For all I know, the computer is booting but there is nothing going to the video. I have no way of checking that, b/c there is no way I can see of connecting the monitor to the MOBO and bypassing the video card. I have already reset the CMOS, unplugged everything from the MOBO and reconnected. I am out of ideas. Does anyone have any clue as to what I can do??? Any help is greatly appreciated. Here are my specs:

ASUS K8N-E delux MOBO
Athlon 3400+
OCZ platinum ram (1 GB)
Geforce 6800GT OC video card
74GB SATA Raptor HDD
Dell flatscreen monitor
 
I think its probably its your power supply. I'm not really sure about this, its good to give it a try.
 
nuke said:
I think its probably its your power supply. I'm not really sure about this, its good to give it a try.


Really? What makes you think that? I was thinking the MOBO or the video card since all the components are getting power. I'm using an Antec trueblue 400W, less than 1 year old. Not sure how in the world I can test that either (I'm in Colombia so parts are not real available). Thanks for the reply.
 
Sprooty said:
I would say you GPU has fried, dose the computer still beep when u turn it on?
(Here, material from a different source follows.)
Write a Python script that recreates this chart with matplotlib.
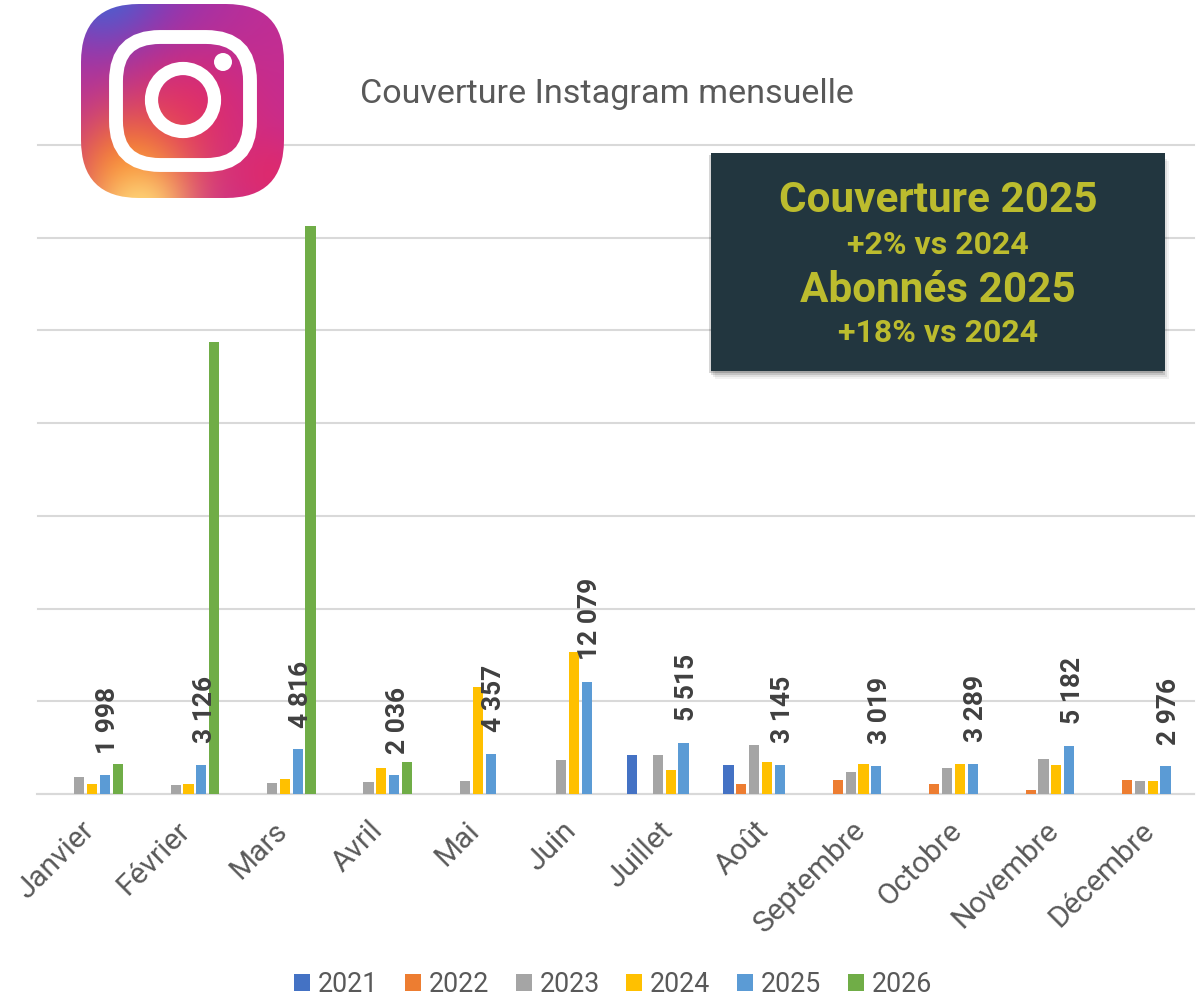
#!/usr/bin/env python3
# Couverture Instagram mensuelle: grouped bars per month, 2021-2026.
import numpy as np
import matplotlib
matplotlib.use('Agg')
import matplotlib.pyplot as plt
from matplotlib.patches import Rectangle, FancyBboxPatch, Circle
from matplotlib.transforms import ScaledTranslation

W, H = 1199, 997

MONTHS = ['Janvier', 'Février', 'Mars', 'Avril', 'Mai', 'Juin', 'Juillet',
          'Août', 'Septembre', 'Octobre', 'Novembre', 'Décembre']
YEARS = ['2021', '2022', '2023', '2024', '2025', '2026']
COLORS = ['#4472c4', '#ed7d31', '#a5a5a5', '#ffc000', '#5b9bd5', '#70ad47']

V2021 = [0, 0, 0, 20, 0, 0, 4210, 3130, 40, 30, 30, 0]
V2022 = [20, 0, 20, 30, 30, 30, 30, 1115, 1480, 1040, 430, 1550]
V2023 = [1800, 1010, 1220, 1260, 1400, 3670, 4210, 5250, 2340, 2840, 3780, 1400]
V2024 = [1115, 1115, 1580, 2800, 11500, 15300, 2630, 3420, 3200, 3280, 3130, 1400]
V2025 = [1998, 3126, 4816, 2036, 4357, 12079, 5515, 3145, 3019, 3289, 5182, 2976]
V2026 = [3240, 48800, 61300, 3450, 0, 0, 0, 0, 0, 0, 0, 0]
SERIES = [V2021, V2022, V2023, V2024, V2025, V2026]

LABELS = ['1 998', '3 126', '4 816', '2 036', '4 357', '12 079',
          '5 515', '3 145', '3 019', '3 289', '5 182', '2 976']

plt.rcParams['font.family'] = ['Roboto', 'DejaVu Sans']
GREY = '#595959'


def fx(px):
    return px / W


def fy(py):
    return 1 - py / H


fig = plt.figure(figsize=(W / 100, H / 100), dpi=100, facecolor='white')

# Main axes, placed in pixels: grid runs 37-1195, baseline at 794, top line at 145
ax = fig.add_axes([fx(37.5), fy(794), (1194.5 - 37.5) / W, (794 - 145) / H])
ax.set_xlim(-0.5, 11.5)
ax.set_ylim(0, 70000)

step = 0.133
width = 0.106
x = np.arange(len(MONTHS))
for i, (year, vals, col) in enumerate(zip(YEARS, SERIES, COLORS)):
    ax.bar(x + (i - 2.5) * step, vals, width=width, color=col, label=year, zorder=3)

for xi, val, lab in zip(x, V2025, LABELS):
    ax.annotate(lab, (xi + 1.5 * step, val), xytext=(2.5, 15.5), textcoords='offset points',
                rotation=90, ha='center', va='bottom', fontsize=19, fontweight='bold',
                color='#404040', zorder=5)

ax.set_yticks(np.arange(0, 70001, 10000))
ax.set_yticklabels([])
ax.yaxis.grid(True, color='#d9d9d9', linewidth=1.5, zorder=0, clip_on=False)
ax.set_axisbelow(True)
ax.tick_params(length=0)
for s in ['top', 'right', 'left']:
    ax.spines[s].set_visible(False)
ax.spines['bottom'].set_color('#d9d9d9')
ax.spines['bottom'].set_linewidth(1.5)

ax.set_xticks(x)
ax.set_xticklabels(MONTHS, rotation=45, ha='right', rotation_mode='anchor',
                   fontsize=21.5, color=GREY)
ax.tick_params(axis='x', pad=16)
# month labels sit a few pixels left of the group centre
shift = ScaledTranslation(-6 / 100, 0, fig.dpi_scale_trans)
for lab in ax.get_xticklabels():
    lab.set_transform(lab.get_transform() + shift)

fig.text(fx(360), fy(94), 'Couverture Instagram mensuelle', fontsize=24.6, color=GREY,
         ha='left', va='center')

leg = fig.legend(*ax.get_legend_handles_labels(), loc='center', ncol=6,
                 bbox_to_anchor=(fx(613), fy(984)), frameon=False, fontsize=19.3,
                 labelcolor=GREY, handlelength=0.6, handleheight=0.6,
                 handletextpad=0.28, columnspacing=1.0, borderpad=0)

# Text box with soft shadow
for k, a in zip([8, 6, 4, 2], [0.05, 0.08, 0.12, 0.16]):
    fig.add_artist(Rectangle((fx(711 + k - 4), fy(371 + k)), 454 / W, 218 / H,
                             transform=fig.transFigure, facecolor='black', alpha=a,
                             edgecolor='none', zorder=6))
fig.add_artist(Rectangle((fx(711), fy(371)), 454 / W, 218 / H, transform=fig.transFigure,
                         facecolor='#22363f', edgecolor='none', zorder=7))
BOX_TEXT = [('Couverture 2025', 201, 30.4), ('+2% vs 2024', 245, 23),
            ('Abonnés 2025', 290, 30.4), ('+18% vs 2024', 333, 23)]
for txt, py, size in BOX_TEXT:
    fig.text(fx(938), fy(py), txt, fontsize=size, fontweight='bold', color='#bcbc2e',
             ha='center', va='center', zorder=8)

# Instagram logo: gradient clipped to a rounded square, white glyph on top
lx0, lx1, ly0, ly1 = 81, 284, 4, 198
logo = fig.add_axes([fx(lx0), fy(ly1), (lx1 - lx0) / W, (ly1 - ly0) / H], zorder=9)
logo.set_xlim(lx0, lx1)
logo.set_ylim(ly1, ly0)
logo.axis('off')

gx, gy = np.meshgrid(np.linspace(lx0, lx1, 220), np.linspace(ly0, ly1, 220))


def blob(cx, cy, r):
    return np.exp(-((gx - cx) ** 2 + (gy - cy) ** 2) / (2 * r ** 2))[..., None]


img = np.ones(gx.shape + (3,)) * np.array(matplotlib.colors.to_rgb('#c52d92'))
for col, cx, cy, r in [('#8a35b8', 130, 0, 70), ('#4a5fd0', 105, -10, 36),
                       ('#dc2a70', 190, 115, 50), ('#dc2a70', 270, 175, 30),
                       ('#f5792a', 130, 170, 44), ('#ffd877', 140, 214, 34)]:
    m = blob(cx, cy, r)
    img = img * (1 - m) + np.array(matplotlib.colors.to_rgb(col)) * m

clip = FancyBboxPatch((lx0 + 50, ly0 + 50), lx1 - lx0 - 100, ly1 - ly0 - 100,
                      boxstyle='round,pad=50,rounding_size=58', facecolor='none',
                      edgecolor='none', transform=logo.transData)
logo.add_patch(clip)
im = logo.imshow(img, extent=(lx0, lx1, ly1, ly0), aspect='auto', interpolation='bilinear')
im.set_clip_path(clip)
logo.set_xlim(lx0, lx1)
logo.set_ylim(ly1, ly0)
logo.add_patch(FancyBboxPatch((146, 67), 74, 68, boxstyle='round,pad=30,rounding_size=44',
                              facecolor='none', edgecolor='white', linewidth=10))
logo.add_patch(Circle((183, 100), 31.5, facecolor='none', edgecolor='white', linewidth=9.5))
logo.add_patch(Circle((223, 62), 9, facecolor='white', edgecolor='none'))

fig.savefig('out.png', dpi=100)
plt.close(fig)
You mean the CPU or PSU? No, the computer doesn't beep when I turn it on. Would a fried CPU mean the PSU is also bad?
 
GPU = graphics processing unit

it might be fried...

is there any way you could try a different video card, or try yours in a different computer?
 
Next question: exactly how oc'd is that video card? If you pushed the overclocking to the limit you might have a cooked GPU!